The Pittsburgh Penguins are 10 games into the 2023-24 NHL season and will play game No. 11 on Tuesday night against the Anaheim Ducks. While 10 games is not a huge sample size, it can give us at least some idea of what the team will look like this season, what its flaws are, where its strengths are and what might be ahead for the remainder of the season.
So far, things have gone about as expected and looked very similar to what we saw for extended periods of the 2022-23 season.
The top two lines are generally very good.
The power play and goaltending are inconsistent.
There are some concerns with depth scoring.
Their actual goal numbers do not match their expected goal numbers that are again among the best in the NHL.
They lose to teams they should be expected to beat.
All of that has led to a 4-6-0 start that is not exactly the most encouraging beginning to the season. It is also the second-worst start through 10 games in the Sidney Crosby era, beating out only his rookie season when they won just one of their first 10 games.
While none of that is terribly encouraging, there are at least some reasons for optimism that things can get turned around in relatively short order, even beyond a 10-goal outburst against one of the worst NHL teams of the modern era.
For one, the Penguins seem to have stumbled upon the makings of a competent third line with Lars Eller centering Radim Zohorna and Drew O’Connor. Having another line that can push play and make it so you are not relying on just the same six forwards at the top of the lineup to provide offense is a big development, and one that could have big implications this season.
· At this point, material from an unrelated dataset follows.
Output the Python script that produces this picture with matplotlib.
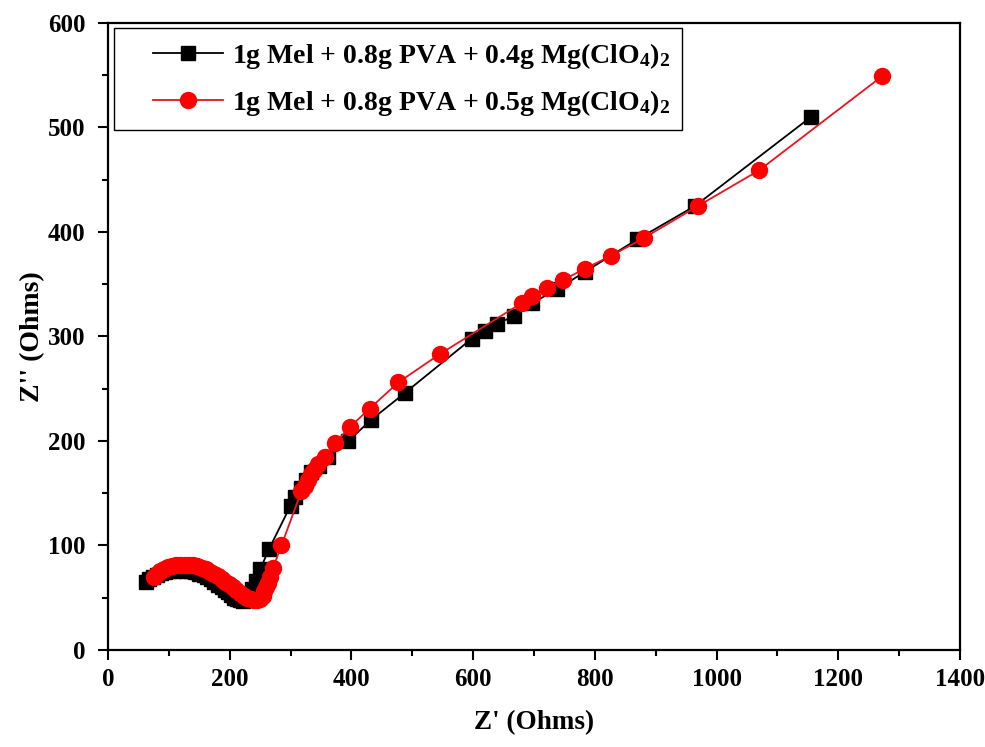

They also showed that they are at least willing to make a performance-based scratch and send Jeff Carter to the press box. It might have taken a year too long, but that is better than not happening at all.
But there is still a lot of work to do to get back to the playoffs, and the slow start has certainly put them in a brutally tough spot simply from a numbers perspective.
Let’s look at it from a practical matter.
Entering play on Tuesday the Penguins have eight points in 10 games. If we assume that it will take at least 95 points (generally a safe number for a playoff spot) to clinch at least a Wild Card spot in the Eastern Conference, that means the Penguins need to collect at least 87 points over their remaining 72 games of the season.
That would be a points pace of .604 during starting from Tuesday.
To reach last year’s playoff minimum of 92 points, you would need a .583 mark.
Even if you wanted to set an even higher bar and really be safe, getting to 98 points (a number that would almost certainly be enough 99 percent of the time) would require a .625 points percentage the remainder of the way.
Any of those should — emphasis on SHOULD — be a manageable number for a team that has four future Hall of Famers on it, all of whom are still playing at a reasonably high level.
It is also a mark the Penguins have consistently been able to play at.
I went back and looked at every 10-game start to the season in the Crosby era, where the Penguins were in terms of record at that point, and how they finished the season after the 10th game.
In 13 of the previous 18 seasons the Penguins managed to play at a .604 points per pace or better over the final 72 games of the season. Even in seasons where they got off to slow starts through the first 10 games.
Which brings me to the next point — the Penguins, especially in recent years, have consistently played better as the season has gone on. In each of the past four seasons the Penguins stumbled out of the gate, recording points percentages of .600 or lower through the first 10 games of the season.
In each season their points percentage over the remaining 72 games has jumped by at least .044 points. That is a significant jump, and suggests that it tends to take them a while to really get rolling in each season.
Obviously it did not work out a year ago or improve enough to get back in the playoffs — for a variety of reasons — but they still played at a significantly better pace after the 10-game mark.
Given the team’s underlying numbers, as well as the internal improvement that should still happen (Tristan Jarry should play better; the power play should be better; they seem to have found a third line) I think there is still reason to believe that can happen again. It just has to start happening really soon.